Sulfonylurea Herbicides Resistance to ALS Inhibitors Fact Sheet

Key Summary Points:

• Resistance is a common problem with virtually all classes of herbicides. Those that work by acetolactate synthase (ALS) inhibition, such as sulfonylureas, are no different.
  
• Resistance is a manageable problem.

     On the other hand, herbicide resistance is a well-understood phenomenon, and a variety of strategies for managing resistance have been successfully applied. Herbicide resistance rarely occurs when growers rotate crops and use herbicides with different modes of action on the same weed species.

     Herbicides are valuable anywhere weeds need to be controlled, even in areas where weed resistance has occurred. Most biotypes resistant to one herbicide remain sensitive to herbicides with different modes of action. Weed biotypes resistant to herbicides that normally control the species exist naturally as a tiny fraction of the weed population.

     Herbicide resistance was first reported in the 1960s and has since been confirmed in more than 100 weed species worldwide. Plants have the ability to develop resistance to all classes of herbicides. This has occurred with most classes and has the potential to happen to all. Resistance to ALS inhibitors was first confirmed in 1987. Biotypes of 38 species (principally broadleaf weeds but some grass and sedge species as well) are now reported to be resistant to ALS inhibitors.

Conditions that can promote herbicide resistance include:

• Reliance year after year on a single, highly effective herbicide or on herbicides with the same mode of action for weed control.
  
• Use of longer-residual herbicides (or multiple applications of shorter residual herbicides with the same of mode of action) in the same season.
  
• Exclusive reliance on chemical methods of weed control, rather than including other practices such as tillage or cultivation.
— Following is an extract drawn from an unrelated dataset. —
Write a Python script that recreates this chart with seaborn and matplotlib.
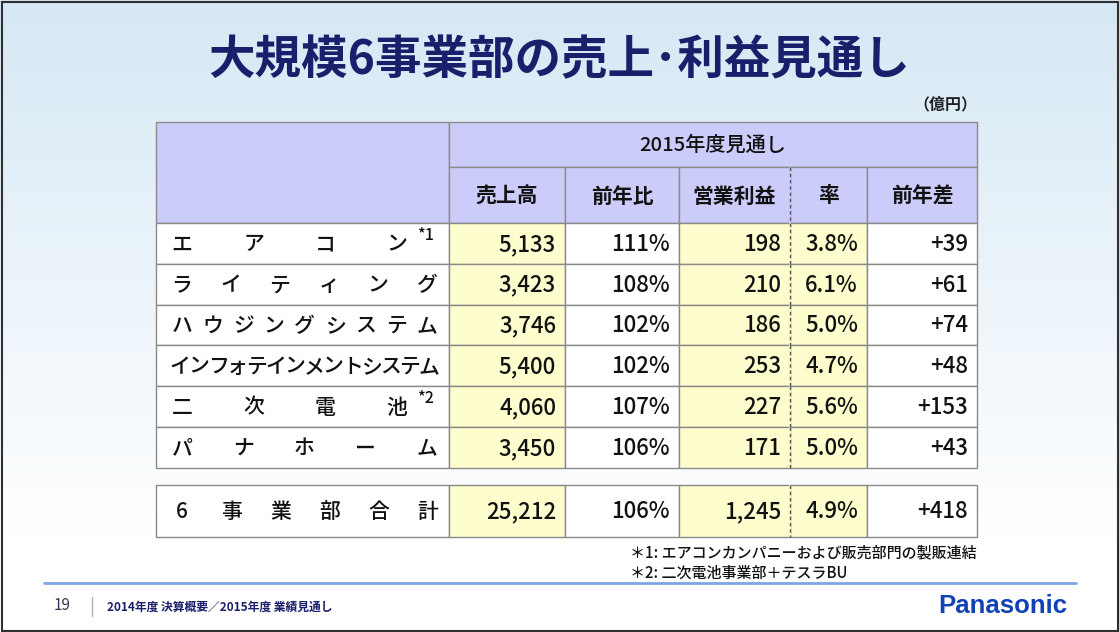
import numpy as np
import matplotlib
matplotlib.use("Agg")
import matplotlib.pyplot as plt
import seaborn as sns
from matplotlib.patches import Rectangle

sns.set_theme(style="white")
plt.rcParams['font.family'] = ['Noto Sans CJK JP', 'DejaVu Sans']

# table data (億円)
segments = ["エアコン", "ライティング", "ハウジングシステム", "インフォテインメントシステム", "二次電池", "パナホーム"]
notes = ["*1", "", "", "", "*2", ""]
sales = [5133, 3423, 3746, 5400, 4060, 3450]
yoy = [111, 108, 102, 102, 107, 106]
op_profit = [198, 210, 186, 253, 227, 171]
margin = [3.8, 6.1, 5.0, 4.7, 5.6, 5.0]
diff = [39, 61, 74, 48, 153, 43]

total_label = "6事業部合計"
total_values = [25212, 106, 1245, 4.9, 418]

headers = ["売上高", "前年比", "営業利益", "率", "前年差"]
group_header = "2015年度見通し"
title = "大規模6事業部の売上･利益見通し"
unit = "（億円）"
footnotes = ["＊1: エアコンカンパニーおよび販売部門の製販連結", "＊2: 二次電池事業部＋テスラBU"]
footer = "2014年度 決算概要／2015年度 業績見通し"
page = "19"

# layout in pixels
W, H = 1119, 632
col_x = [156, 449, 565, 679, 790, 867, 977]
head_top, head_mid, head_bot = 122, 167, 223
row_h = 40.8
tot_top, tot_bot = 485, 537
yellow_cols = [0, 2, 3]

fill_head = "#ccccfa"
fill_yel = "#fdfdcd"
line_c = "#8a8a8a"
navy = "#1b1f6b"
ink = "#111111"

fig = plt.figure(figsize=(W / 100, H / 100), dpi=100)
ax = fig.add_axes([0, 0, 1, 1])
ax.set_xlim(0, W)
ax.set_ylim(H, 0)
ax.axis("off")

# background gradient
grad = np.linspace(0, 1, 256)[:, None]
top = np.array([0.84, 0.91, 0.96])
bot = np.array([1.0, 1.0, 1.0])
t = np.clip(grad / 0.85, 0, 1)
img = top * (1 - t)[..., None] + bot * t[..., None]
img = np.repeat(img, 2, axis=1)
ax.imshow(img, extent=[0, W, H, 0], aspect="auto", zorder=0)
ax.add_patch(Rectangle((1.5, 1.5), W - 3, H - 3, fill=False, ec="#303030", lw=1.5, zorder=10))

ax.text(W / 2, 60, title, ha="center", va="center", fontsize=33.5, fontweight="bold", color=navy)
ax.text(977, 104, unit, ha="right", va="center", fontsize=11.5, fontweight="bold", color="#222222")


def rect(x0, y0, x1, y1, fc):
    ax.add_patch(Rectangle((x0, y0), x1 - x0, y1 - y0, fc=fc, ec=line_c, lw=1, zorder=2))


def spread(label, y, x_first, x_last, size):
    n = len(label)
    if n > 10:
        xs = np.linspace(x_first - 2, x_last + 2, n)
    else:
        xs = np.linspace(x_first, x_last, n)
    for ch, xc in zip(label, xs):
        ax.text(xc, y, ch, ha="center", va="center", fontsize=size, color=ink,
                fontweight="medium", zorder=5)


def dashed(y0, y1, under):
    ax.plot([col_x[4], col_x[4]], [y0 + 1, y1 - 1], color=under, lw=1.6, zorder=3)
    ax.plot([col_x[4], col_x[4]], [y0, y1], color="#555555", lw=1, ls=(0, (2.5, 2)), zorder=4)


# header
rect(col_x[0], head_top, col_x[1], head_bot, fill_head)
rect(col_x[1], head_top, col_x[-1], head_mid, fill_head)
ax.text((col_x[1] + col_x[-1]) / 2, (head_top + head_mid) / 2 + 1, group_header,
        ha="center", va="center", fontsize=14.5, color=ink, fontweight="medium", zorder=5)
for j, h in enumerate(headers):
    rect(col_x[j + 1], head_mid, col_x[j + 2], head_bot, fill_head)
    ax.text((col_x[j + 1] + col_x[j + 2]) / 2, (head_mid + head_bot) / 2 + 1, h,
            ha="center", va="center", fontsize=15, color=ink, fontweight="bold", zorder=5)
dashed(head_mid, head_bot, fill_head)


def cell_texts(vals):
    s, r, p, m, d = vals
    return [f"{s:,}", f"{r}%", f"{p:,}", f"{m:.1f}%", f"+{d}"]


def draw_row(y0, y1, label, note, vals, last_x):
    yc = (y0 + y1) / 2 + 1
    rect(col_x[0], y0, col_x[1], y1, "white")
    spread(label, yc, 182, last_x, 15)
    if note:
        ax.text(417, y0 + 12, note, ha="left", va="center", fontsize=11.5,
                fontweight="medium", color=ink, zorder=5)
    for j, txt in enumerate(cell_texts(vals)):
        fc = fill_yel if j in yellow_cols else "white"
        rect(col_x[j + 1], y0, col_x[j + 2], y1, fc)
        ax.text(col_x[j + 2] - 9, yc, txt, ha="right", va="center", fontsize=16,
                fontweight="medium", color=ink, zorder=5)
    dashed(y0, y1, fill_yel)


for i, seg in enumerate(segments):
    y0 = head_bot + i * row_h
    y1 = y0 + row_h
    last_x = 397 if notes[i] else 427
    vals = (sales[i], yoy[i], op_profit[i], margin[i], diff[i])
    draw_row(y0, y1, seg, notes[i], vals, last_x)

# total row
draw_row(tot_top, tot_bot, total_label, "", total_values, 428)

# footnotes
ax.text(630, 553, footnotes[0], ha="left", va="center", fontsize=10.8, fontweight="medium", color=ink)
ax.text(630, 573, footnotes[1], ha="left", va="center", fontsize=10.8, fontweight="medium", color=ink)

# footer
ax.plot([44, 1076], [583, 583], color="#7ea6e0", lw=2, zorder=3)
ax.text(62, 606, page, ha="center", va="center", fontsize=11, color="#333355")
ax.plot([92, 92], [597, 616], color="#b0b0c0", lw=1)
ax.text(107, 607, footer, ha="left", va="center", fontsize=8.5, color=navy, fontweight="bold")
ax.text(1003, 606, "Panasonic", ha="center", va="center", fontsize=18.5, fontweight="bold",
        color="#1142b5", family="Liberation Sans")

fig.savefig("out.png", dpi=100)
Note: The following section relates to resistance to ALS inhibitors specifically in the U.S. and Canada. Other regions of the world need to adapt the information to their specific situations.

     Cases of resistance to ALS inhibitors have occurred principally in cereal growing areas of North America because of farming practices such as not rotating crops or using only one herbicide mode of action. For example, kochia, a weed that affects cereal crops in the plains of the U.S. and Canada, has the largest number of biotypes with confirmed resistance to ALS inhibitors.

     Resistance to ALS inhibitors is proving to be similar to resistance to other herbicide classes, and implementation of recommended management practices will help maintain the value of these herbicides for the foreseeable future. Specific recommendations include:

• Use shorter-residual herbicides versus longer-residual herbicides.
• Use tank mixes or sequential treatments of herbicides that have different modes of action, which will provide different modes of action to control the weed.
• Where possible, use tillage or cultivation in conjunction with herbicides as part of any overall weed control program.
• Use crop rotation where possible since the risk of herbicide resistance is greatest in a monoculture situation.
• If a weed escapes herbicide treatment or tillage, do not let it go to seed.

     When used properly, ALS-inhibiting herbicides provide effective, easy-to-use, and economical control of weeds. Good management practices will help growers ensure that resistant biotypes do not affect the quality or yield of their crops.

     As a leading world producer of herbicides, the DuPont Agricultural Enterprise considers resistance an important industry issue and conducts sign)ficant research on how to manage its effects. DuPont also works with several private, public, and academic organizations to develop and provide guidelines for minimizing resistance to herbicides.